At the system level, TFETs can be used in conjunction with MOSFETs to selectively reduce power in blocks that do not require high-speed operation. This partitioned approach enables gradual adoption and evaluation in real-world designs. Prototyping platforms are emerging that allow for circuit-level exploration of TFET behavior in functional logic paths, memory arrays and mixed-signal environments.

Looking Ahead to Beyond CMOS Logic

Electron tunneling transistors represent one of several paths beyond CMOS logic. Their ability to maintain switching behavior at low voltage and short channel lengths makes them candidates for post-1 nm technologies.

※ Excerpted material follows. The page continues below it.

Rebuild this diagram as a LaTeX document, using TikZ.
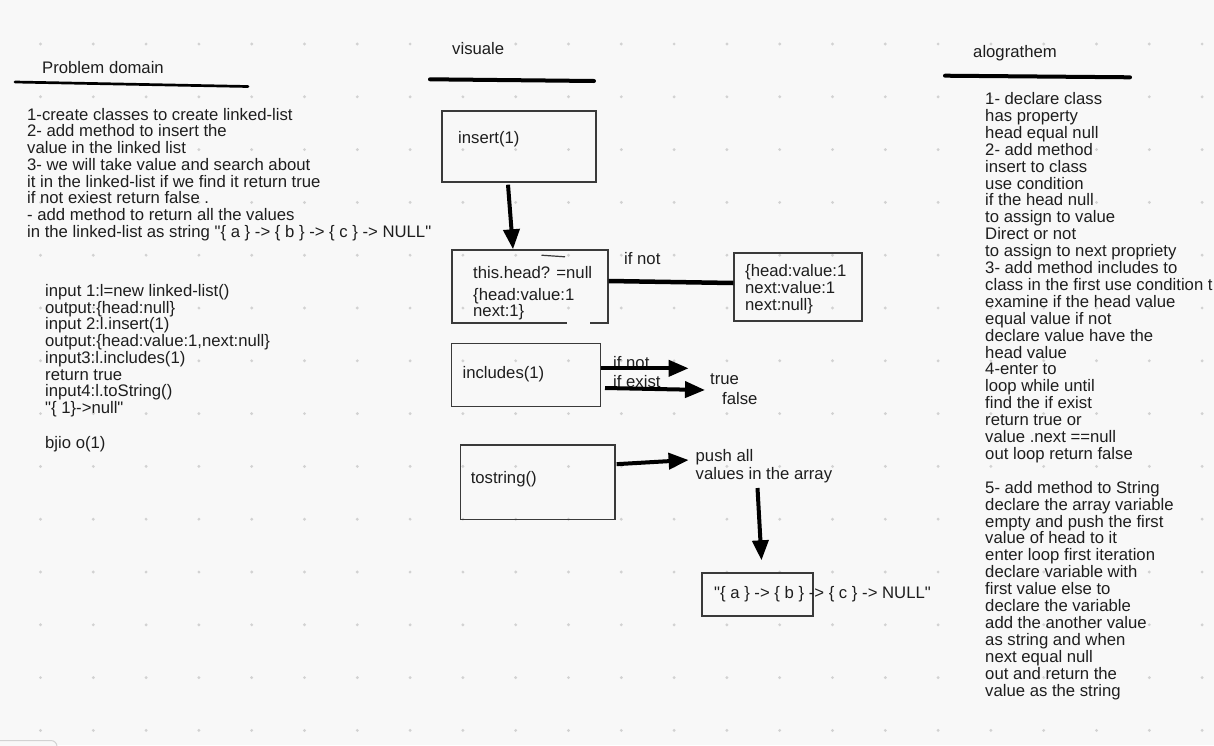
\documentclass[tikz,border=0pt]{standalone}
\usepackage{fontspec}
\setmainfont{Liberation Sans}[Ligatures=TeXOff]
\usetikzlibrary{arrows.meta}
\definecolor{bgc}{HTML}{F8F8F8}
\definecolor{dotc}{HTML}{D2D2D2}
\definecolor{boxc}{HTML}{3A3A3A}
\definecolor{txtc}{HTML}{1E1E1E}
\newcommand{\dq}{\char34\relax}
\tikzset{
  txt/.style={anchor=base west, inner sep=0pt, text=txtc, font=\fontsize{16.7}{19}\selectfont},
  box/.style={draw=boxc, line width=1.4pt, inner sep=0pt, rectangle},
  headline/.style={line width=4pt, line cap=round, draw=black},
  fatarrow/.style={line width=4pt, draw=black, -{Triangle[length=20pt,width=16pt]}},
  plainline/.style={line width=4.5pt, draw=black}
}
\begin{document}
\begin{tikzpicture}[x=1pt,y=-1pt]
\useasboundingbox (0,0) rectangle (1214,745);
\clip (0,0) rectangle (1214,745);
\fill[bgc] (0,0) rectangle (1214,745);
% dot grid
\foreach \r in {0,...,13}{
  \foreach \c in {0,...,22}{
    \fill[dotc] (40.5+52.8*\c, 44+52.8*\r) circle (1.6);
  }
}
% bottom-left partial element
\draw[dotc, line width=1pt, fill=bgc, rounded corners=6pt] (-6,740.5) rectangle (57,760);

% ---------- Problem domain ----------
\node[txt] (pdtitle) at (42,73) {Problem domain};
\draw[line width=2.7pt, line cap=round] (15,82) -- (248,86.5);
\foreach \t [count=\i from 0] in {
  {1-create classes to create linked-list},
  {2- add method to insert the},
  {value in the linked list},
  {3- we will take value and search about},
  {it in the linked-list if we find it return true},
  {if not exiest return false .},
  {- add method to return all the values},
  {in the linked-list as string \dq\{ a \} -> \{ b \} -> \{ c \} -> NULL\dq}
}{
  \node[txt] (pd\i) at (27,120+16.75*\i) {\t};
}
\foreach \t [count=\i from 0] in {
  {input 1:l=new linked-list()},
  {output:\{head:null\}},
  {input 2:l.insert(1)},
  {output:\{head:value:1,next:null\}},
  {input3:l.includes(1)},
  {return true},
  {input4:l.toString()},
  {\dq\{ 1\}->null\dq}
}{
  \node[txt] (io\i) at (45,296.5+16.7*\i) {\t};
}
\node[txt] (bjio) at (45,448.5) {bjio o(1)};

% ---------- visuale ----------
\node[txt] (vistitle) at (452,54) {visuale};
\draw[headline] (430,79.3) -- (594,81);

\node[box, minimum width=154pt, minimum height=71pt] (ins) at (519,146.5) {};
\node[txt] (instxt) at (458,143.5) {insert(1)};

\node[box, minimum width=156pt, minimum height=73pt] (head) at (530,286.5) {};
\draw[bgc, line width=2pt] (567,323) -- (590,323);
\draw[boxc, line width=1.2pt] (541.5,255.2) -- (565,256.8);
\node[txt] (headt1) at (473,278.5) {this.head? =null};
\node[txt] (headt2) at (473,300.5) {\{head:value:1};
\node[txt] (headt3) at (473,316.5) {next:1\}};

\node[box, minimum width=128pt, minimum height=68pt] (res) at (798,287) {};
\node[txt] (rest1) at (745,276.5) {\{head:value:1};
\node[txt] (rest2) at (745,293.5) {next:value:1};
\node[txt] (rest3) at (745,310.5) {next:null\}};

\draw[fatarrow] ([xshift=-11pt,yshift=-2pt]ins.south) -- ([xshift=-17pt]head.north);
\draw[plainline] ([yshift=5.5pt]head.east) -- ([yshift=4pt]res.west);
\node[txt] (ifnot1) at (624,264.5) {if not};

\node[box, minimum width=149pt, minimum height=63.4pt] (inc) at (526.25,375) {};
\node[txt] (inctxt) at (462.4,378) {includes(1)};
\node[txt] (ifnot2) at (613,368) {if not};
\node[txt] (ifexist) at (613,387) {if exist};
\coordinate (tnot) at (688.6,368.3);
\coordinate (texist) at (705,390);
\coordinate (sexist) at (605,388);
\draw[fatarrow] ([yshift=6.7pt]inc.east) -- (tnot);
\draw[fatarrow] (sexist) -- (texist);
\node[txt] (true) at (710,384) {true};
\node[txt] (false) at (722,404.5) {false};

\node[box, minimum width=154.3pt, minimum height=74.3pt] (tos) at (537.75,482.15) {};
\node[txt] (tostxt) at (470.6,483) {tostring()};
\node[txt] (push1) at (695.5,461.5) {push all};
\node[txt] (push2) at (695.5,479) {values in the array};
\coordinate (ptip) at (688.6,460);
\draw[fatarrow] ([xshift=1pt,yshift=18pt]tos.east) -- (ptip);

\node[box, minimum width=111pt, minimum height=43pt] (out) at (757.5,594.5) {};
\node[txt] (outtxt) at (714,598.5) {\dq\{ a \} -> \{ b \} -> \{ c \} -> NULL\dq};
\coordinate (dstart) at (757.5,488);
\draw[fatarrow] (dstart) -- ([xshift=4pt,yshift=12pt]out.north);

% ---------- alograthem ----------
\node[txt] (algtitle) at (973,57.5) {alograthem};
\draw[headline] (945,75.7) -- (1130,77.3);
\foreach \t [count=\i from 0] in {
  {1- declare class},
  {has property},
  {head equal null},
  {2- add method},
  {insert to class},
  {use condition},
  {if the head null},
  {to assign to value},
  {Direct or not},
  {to assign to next propriety},
  {3- add method includes to},
  {class in the first use condition t},
  {examine if the head value},
  {equal value if not},
  {declare value have the},
  {head value},
  {4-enter to},
  {loop while until},
  {find the if exist},
  {return true or},
  {value .next ==null},
  {out loop return false},
  {},
  {5- add method to String},
  {declare the array variable},
  {empty and push the first},
  {value of head to it},
  {enter loop first iteration},
  {declare variable with},
  {first value else to},
  {declare the variable},
  {add the another value},
  {as string and when},
  {next equal null},
  {out and return the},
  {value as the string}
}{
  \node[txt] (al\i) at (985,104.5+16.9*\i) {\t};
}
\end{tikzpicture}
\end{document}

TFETs could be integrated with other emerging devices, such as ferroelectric FETs, spintronics and photonic logic, to create heterogeneous computing platforms optimized for specific tasks. Industry roadmaps now include TFETs as part of exploratory nodes, where their unique properties are evaluated alongside process cost and yield projections.

Standardization and ecosystem support will be essential to moving tunneling devices from lab-scale demonstrations to high-volume production. Collaborative development between foundries, toolmakers and circuit designers will play a critical role.

Powering the Next Leap in Device Scaling

Tunneling transistors offer a fundamentally different approach to switching, one that aligns with the quantum limits of miniaturization. As traditional field-effect transistors reach their practical boundaries, TFETs provide a viable path forward for sub-1 nm scaling.

By controlling electron flow through tunneling rather than thermionic emission, these devices achieve steep subthreshold slopes and operate at lower voltages, addressing both power and size challenges.

Their success will depend not only on performance metrics but also on integration feasibility, process maturity and long-term reliability. If these challenges are met, TFETs could form the backbone of future logic architectures in which energy efficiency is no longer a constraint but a competitive advantage.